A 1H CRAMPS n.m.r. investigation of chemically and thermally treated asphalt ridge tar sand

Abstract

An exploratory investigation was conducted using the n.m.r. technique CRAMPS (combined rotation and multiple-pulse spectroscopy) to provide information on the types of organic hydrogen functionality present on the surface of tar sand residues. These residues were obtained from solvent extraction using solvents of different polarity and isothermal pyrolysis at four different temperatures. The solvents hexane, toluene, and methylene chloride were used to extract the bitumen from a native tar sand. From carbon and hydrogen analyses, all three solvents removed essentially all of the bitumen from the mineral matrix. However, solid-state 1H n.m.r. and diffuse reflectance infrared spectra show the presence of a small amount of organic material still in contact with the mineral matrix. After extraction with methylene chloride, the most polar solvent, tar sand residues contain less organic material than the tar sand residues obtained after solvent extraction with hexane, the least polar of the solvents. The hydrogen spectra of the tar sand residues show a greater amount of aromatic hydrogens than aliphatic hydrogens presumably because heteroaromatics associate more strongly with the mineral matrix.

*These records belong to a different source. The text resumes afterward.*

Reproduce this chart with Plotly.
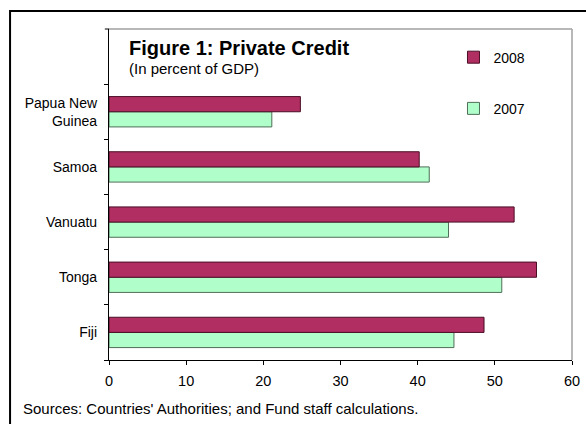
import plotly.graph_objects as go

countries = ["Fiji", "Tonga", "Vanuatu", "Samoa", "Papua New<br>Guinea"]
values_2007 = [44.7, 50.9, 44.0, 41.5, 21.1]
values_2008 = [48.6, 55.4, 52.5, 40.2, 24.8]
x_ticks = [0, 10, 20, 30, 40, 50, 60]

FONT = "Liberation Sans, Arial, sans-serif"

fig = go.Figure()
fig.add_trace(go.Bar(
    y=countries, x=values_2007, name="2007", orientation="h",
    legendgroup="g2007", legendrank=2,
    marker=dict(color="#B0FFCA", line=dict(color="#4F6E58", width=1)),
))
fig.add_trace(go.Bar(
    y=countries, x=values_2008, name="2008", orientation="h",
    legendgroup="g2008", legendrank=1,
    marker=dict(color="#B12E63", line=dict(color="#4A0E25", width=1)),
))

fig.update_layout(
    width=586, height=424,
    margin=dict(l=109, r=14, t=29, b=64, autoexpand=False),
    paper_bgcolor="white", plot_bgcolor="white",
    barmode="group", bargap=0.45, bargroupgap=0,
    font=dict(family=FONT, size=14, color="black"),
    showlegend=True,
    legend=dict(
        x=0.744, y=0.962, xanchor="left", yanchor="top",
        traceorder="grouped", tracegroupgap=30,
        font=dict(size=14), bgcolor="rgba(0,0,0,0)",
    ),
    xaxis=dict(
        range=[0, 60], tickvals=x_ticks, ticktext=[str(v) for v in x_ticks],
        showgrid=False, zeroline=False, automargin=False,
        showline=True, linecolor="black", linewidth=1.2,
        ticks="outside", ticklen=4, tickcolor="black",
        tickfont=dict(size=14.5), ticklabelstandoff=3,
    ),
    yaxis=dict(
        type="category", categoryorder="array", categoryarray=countries,
        range=[-0.5, 5.5], tickson="boundaries",
        showgrid=False, zeroline=False, automargin=False,
        showline=True, linecolor="black", linewidth=1.2,
        ticks="outside", ticklen=4, tickcolor="black",
        tickfont=dict(size=14), ticklabelstandoff=8,
    ),
    shapes=[
        dict(type="line", xref="paper", yref="paper", x0=0, x1=1, y0=1, y1=1,
             line=dict(color="#A0A0A0", width=1.5)),
        dict(type="line", xref="paper", yref="paper", x0=1, x1=1, y0=0, y1=1,
             line=dict(color="#A0A0A0", width=1.5)),
        dict(type="line", xref="paper", yref="paper", x0=-0.009, x1=0, y0=1, y1=1,
             line=dict(color="black", width=1)),
        dict(type="rect", xref="paper", yref="paper", x0=-0.2137, x1=1.1,
             y0=-0.3, y1=1.0544, line=dict(color="black", width=2)),
    ],
    annotations=[
        dict(text="<b>Figure 1: Private Credit</b>", xref="paper", yref="paper",
             x=0.0398, y=0.9417, xanchor="left", yanchor="middle",
             showarrow=False, font=dict(size=20)),
        dict(text="(In percent of GDP)", xref="paper", yref="paper",
             x=0.0398, y=0.8813, xanchor="left", yanchor="middle",
             showarrow=False, font=dict(size=15)),
        dict(text="Sources: Countries' Authorities; and Fund staff calculations.",
             xref="paper", yref="paper", x=-0.1894, y=-0.148,
             xanchor="left", yanchor="middle", showarrow=False,
             font=dict(size=15)),
    ],
)

fig.write_html(
    "out.html",
    config={"displayModeBar": False},
    post_script="document.body.style.margin='0';document.body.style.overflow='hidden';",
)
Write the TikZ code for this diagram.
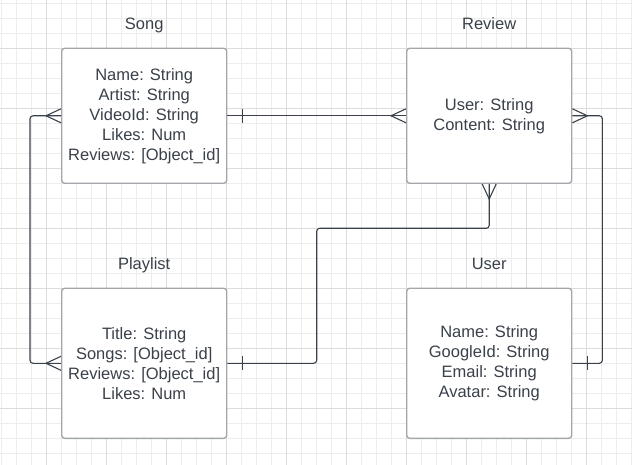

The 1H CRAMPS spectra of the tar sand residues obtained from the isothermal pyrolysis of the native tar sand show that a relatively large amount of unpyrolysed bitumen still remains with the mineral matrix even at a temperature of 380 °C. For the native tar sand pyrolysed above 400 °C, the 1H spectrum changed dramatically, but the spectrum of the pyrolysate tar sand residues still did not have the chemical shift resolution that was apparent in the spectra of the tar sand residues from solvent extraction. The major change in the 1H spectrum of the tar sand residue after pyrolysis above 400 °C was the loss of paraffinic hydrogens, as expected.